Como exemplo de ato ético, Zizek cita os refuseniks, soldados israelenses que se recusam a participar do exército de ocupação em Israel. Porém, ao mencionar os refuseniks do lado israelense, fica faltando a menção aos que do lado palestino também se recusam a atos terroristas, e a acontecimentos posteriores à publicação deste livro e que merecem referência por serem extraordinárias concretizações do ato ético que Zizek propõe, como a assinatura do acordo de Genebra entre palestinos e israelenses comprometidos com a paz. Este acontecimento, genuíno ato político revolucionário, que redefine as coordenadas da situação e permite a percepção dos antagonismos reais subjacentes comuns aos dois lados, continua a escrita do livro de Zizek, subtraindo ao Real do trauma, através da simbolização, parte do deserto que este instaura. Amos Oz (2003), que participou do Acordo, refere-se a ele como representando um novo nós, do qual participam israelenses e palestinos em interlocução, em oposição aos extremistas dos dois lados que, unidos, lutam contra a paz. O compromisso de Genebra envolve ambos os lados na busca de uma solução pacífica que respeite os direitos dos dois povos.

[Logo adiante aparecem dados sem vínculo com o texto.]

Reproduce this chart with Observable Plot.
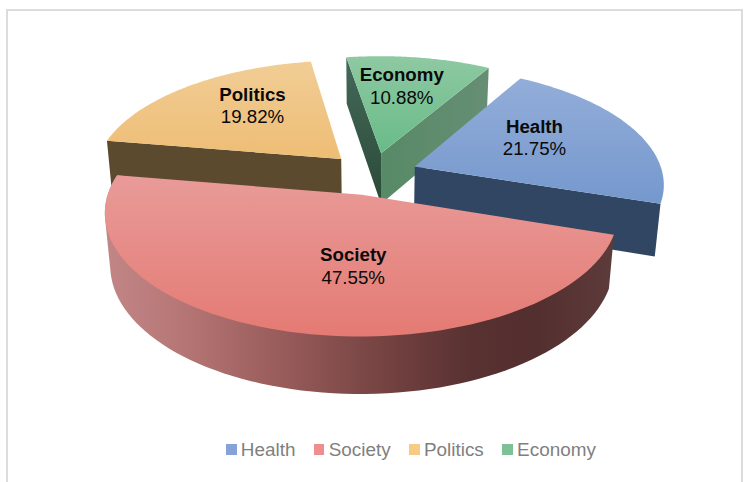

O acordo de Genebra é o pensamento de Zizek em ação, como se inspirado nele, e nos faz torcer por uma nova edição do livro que o inclua e lhe dê o relevo e divulgação merecidos, por ser o autor um ícone do pensamento de esquerda na psicanálise, alguém que faz pontes entre diferentes disciplinas e permite à psicanálise, a partir do seu instrumental aliado aos de outras ciências, pensar a modernidade e sua inserção ativa e revolucionária nela. Quando mais de 600 psicanalistas procedentes de vários países e instituições, reunidos no Rio de Janeiro para o II Encontro dos Estados Gerais da Psicanálise, são em sua maioria levados a ovacionar um orador que prega o terrorismo semantizando-o como coragem, martírio, resistência e consciência, quando este mesmo orador, ícone do movimento antiglobalizante, incita a violência contra países e seus representantes sem nada propor como horizonte para tal violência, salvo, para falar com Zizek, um capitalismo purificado do capital, percebe-se que a busca louvável dos psicanalistas de uma inserção no social é prejudicada pela falta (ainda) de uma reflexão suficiente. Sem ela, não apenas eles se mostram indefesos contra porta-vozes carismáticos, como comprometem a própria abordagem psicanalítica que procurariam ampliar. Mesmo que só por isso, o livro de Zizek deverá merecer a atenção de nossos colegas.

 

 

1 Referência ao poema de Celan: "Já é tempo da pedra reflorir", que evoca o tempo depois do choque traumático, quando foi tocado o núcleo duro do Real, e se buscam modos de metaforizar o impossível de tanta dor. Deste modo age-se contra o avanço das forças mortíferas que propagam os desertos através da compulsão à repetição.